Only the lines from the start of the data to the line containing "0.15, 1, 0.85))", both included, should be output, exactly and without pictures.

_ _ _ _ _

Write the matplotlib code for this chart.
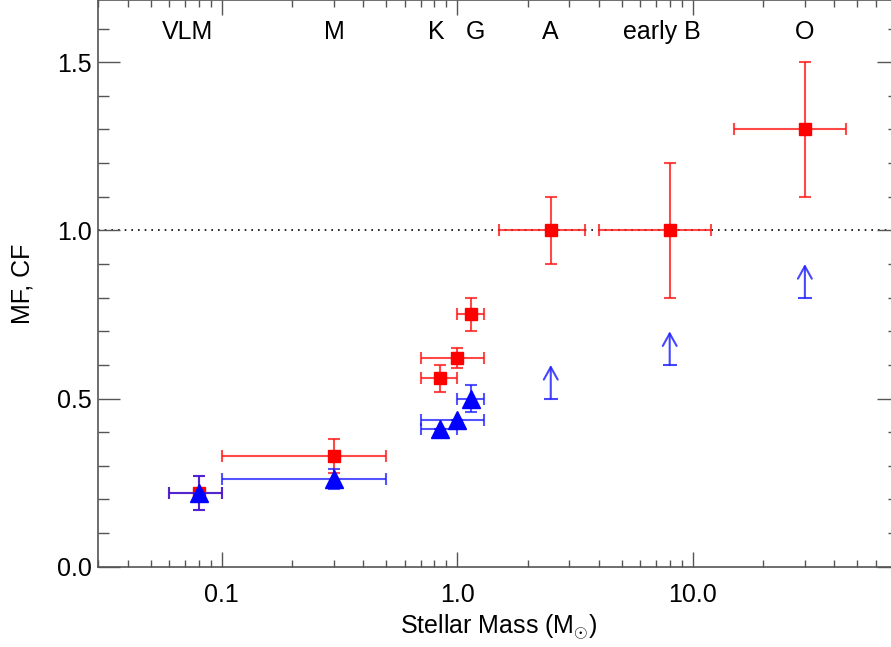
import numpy as np
import matplotlib
matplotlib.use("Agg")
import matplotlib.pyplot as plt
from matplotlib.ticker import FixedLocator, MultipleLocator, LogLocator, FormatStrFormatter, NullFormatter

plt.rcParams["font.family"] = ["Liberation Sans", "DejaVu Sans"]
plt.rcParams["mathtext.fontset"] = "custom"
plt.rcParams["mathtext.rm"] = "Liberation Sans"
plt.rcParams["mathtext.it"] = "Liberation Sans:italic"

# multiplicity fraction (red squares)
mf_mass = [0.08, 0.3, 0.85, 1.0, 1.15, 2.5, 8.0, 30.0]
mf_lo = [0.06, 0.1, 0.7, 0.7, 1.0, 1.5, 4.0, 15.0]
mf_hi = [0.1, 0.5, 1.0, 1.3, 1.3, 3.5, 12.0, 45.0]
mf_val = [0.22, 0.33, 0.56, 0.62, 0.75, 1.0, 1.0, 1.3]
mf_err = [0.05, 0.05, 0.04, 0.03, 0.05, 0.1, 0.2, 0.2]

# companion frequency (blue triangles)
cf_mass = [0.08, 0.3, 0.85, 1.0, 1.15]
cf_lo = [0.06, 0.1, 0.7, 0.7, 1.0]
cf_hi = [0.1, 0.5, 1.0, 1.3, 1.3]
cf_val = [0.22, 0.26, 0.41, 0.437, 0.50]
cf_err = [0.05, 0.03, 0.0, 0.0, 0.04]

# CF lower limits (arrows)
lim_mass = [2.5, 8.0, 30.0]
lim_val = [0.5, 0.6, 0.8]

# spectral type labels
sp_names = ["VLM", "M", "K", "G", "A", "early B", "O"]
sp_mass = [0.072, 0.30, 0.815, 1.2, 2.5, 7.4, 30.0]

fig = plt.figure(figsize=(8.91, 6.47), dpi=100)
ax = fig.add_axes([0.1105, 0.124, 0.898, 0.876])
ax.set_xscale("log")
ax.set_xlim(0.03, 75)
ax.set_ylim(0.0, 1.685)

ax.axhline(1.0, color="black", ls=(0, (1, 3)), lw=1.2, zorder=1)

def xerrs(m, lo, hi):
    m = np.array(m)
    return [m - np.array(lo), np.array(hi) - m]

ax.errorbar(mf_mass, mf_val, yerr=mf_err, xerr=xerrs(mf_mass, mf_lo, mf_hi),
            fmt="s", color="red", ecolor=(1, 0.1, 0.1, 0.8), ms=9, capsize=4,
            elinewidth=1.5, capthick=1.5, zorder=3)
ax.errorbar(cf_mass, cf_val, yerr=cf_err, xerr=xerrs(cf_mass, cf_lo, cf_hi),
            fmt="^", color="blue", ecolor=(0.1, 0.1, 1, 0.75), ms=13, capsize=4,
            elinewidth=1.5, capthick=1.5, zorder=4)

for m, v in zip(lim_mass, lim_val):
    ax.annotate("", xy=(m, v + 0.1), xytext=(m, v),
                arrowprops=dict(arrowstyle="->,head_length=0.9,head_width=0.5",
                                color=(0.15, 0.15, 1, 0.85), lw=1.5,
                                shrinkA=0, shrinkB=0))
    ax.plot([m], [v], marker="_", ms=10, mew=1.5, color=(0.15, 0.15, 1, 0.85))

for name, m in zip(sp_names, sp_mass):
    ax.text(m, 1.59, name, ha="center", va="center", fontsize=18)

ax.xaxis.set_major_locator(FixedLocator([0.1, 1.0, 10.0]))
ax.xaxis.set_minor_locator(LogLocator(base=10, subs=np.arange(2, 10)))
ax.xaxis.set_major_formatter(FormatStrFormatter("%.1f"))
ax.xaxis.set_minor_formatter(NullFormatter())
ax.yaxis.set_major_locator(MultipleLocator(0.5))
ax.yaxis.set_minor_locator(MultipleLocator(0.1))
ax.yaxis.set_major_formatter(FormatStrFormatter("%.1f"))

ax.tick_params(axis="both", which="both", direction="in", top=True, right=True,
               color="#555555", width=1.0, labelsize=18)
ax.tick_params(axis="x", which="major", length=11, pad=12)
ax.tick_params(axis="x", which="minor", length=5)
ax.tick_params(axis="y", which="major", length=16, pad=5)
ax.tick_params(axis="y", which="minor", length=8)
for s in ax.spines.values():
    s.set_color("#555555")
    s.set_linewidth(1.2)

ax.set_xlabel(r"Stellar Mass ($\mathrm{M}_{\odot}$)", fontsize=18, labelpad=4)
ax.set_ylabel("MF, CF", fontsize=18, labelpad=16)

fig.savefig("out.png", dpi=100)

_ _ _ _ _

◆ **WRITTEN ANSWER**
Write the matplotlib code for this chart.
import numpy as np
import matplotlib
matplotlib.use("Agg")
import matplotlib.pyplot as plt
from matplotlib.ticker import FixedLocator, MultipleLocator, LogLocator, FormatStrFormatter, NullFormatter

plt.rcParams["font.family"] = ["Liberation Sans", "DejaVu Sans"]
plt.rcParams["mathtext.fontset"] = "custom"
plt.rcParams["mathtext.rm"] = "Liberation Sans"
plt.rcParams["mathtext.it"] = "Liberation Sans:italic"

# multiplicity fraction (red squares)
mf_mass = [0.08, 0.3, 0.85, 1.0, 1.15, 2.5, 8.0, 30.0]
mf_lo = [0.06, 0.1, 0.7, 0.7, 1.0, 1.5, 4.0, 15.0]
mf_hi = [0.1, 0.5, 1.0, 1.3, 1.3, 3.5, 12.0, 45.0]
mf_val = [0.22, 0.33, 0.56, 0.62, 0.75, 1.0, 1.0, 1.3]
mf_err = [0.05, 0.05, 0.04, 0.03, 0.05, 0.1, 0.2, 0.2]

# companion frequency (blue triangles)
cf_mass = [0.08, 0.3, 0.85, 1.0, 1.15]
cf_lo = [0.06, 0.1, 0.7, 0.7, 1.0]
cf_hi = [0.1, 0.5, 1.0, 1.3, 1.3]
cf_val = [0.22, 0.26, 0.41, 0.437, 0.50]
cf_err = [0.05, 0.03, 0.0, 0.0, 0.04]

# CF lower limits (arrows)
lim_mass = [2.5, 8.0, 30.0]
lim_val = [0.5, 0.6, 0.8]

# spectral type labels
sp_names = ["VLM", "M", "K", "G", "A", "early B", "O"]
sp_mass = [0.072, 0.30, 0.815, 1.2, 2.5, 7.4, 30.0]

fig = plt.figure(figsize=(8.91, 6.47), dpi=100)
ax = fig.add_axes([0.1105, 0.124, 0.898, 0.876])
ax.set_xscale("log")
ax.set_xlim(0.03, 75)
ax.set_ylim(0.0, 1.685)

ax.axhline(1.0, color="black", ls=(0, (1, 3)), lw=1.2, zorder=1)

def xerrs(m, lo, hi):
    m = np.array(m)
    return [m - np.array(lo), np.array(hi) - m]

ax.errorbar(mf_mass, mf_val, yerr=mf_err, xerr=xerrs(mf_mass, mf_lo, mf_hi),
            fmt="s", color="red", ecolor=(1, 0.1, 0.1, 0.8), ms=9, capsize=4,
            elinewidth=1.5, capthick=1.5, zorder=3)
ax.errorbar(cf_mass, cf_val, yerr=cf_err, xerr=xerrs(cf_mass, cf_lo, cf_hi),
            fmt="^", color="blue", ecolor=(0.1, 0.1, 1, 0.75), ms=13, capsize=4,
            elinewidth=1.5, capthick=1.5, zorder=4)

for m, v in zip(lim_mass, lim_val):
    ax.annotate("", xy=(m, v + 0.1), xytext=(m, v),
                arrowprops=dict(arrowstyle="->,head_length=0.9,head_width=0.5",
                                color=(0.15, 0.15, 1, 0.85), lw=1.5,
                                shrinkA=0, shrinkB=0))
    ax.plot([m], [v], marker="_", ms=10, mew=1.5, color=(0.15, 0.15, 1, 0.85))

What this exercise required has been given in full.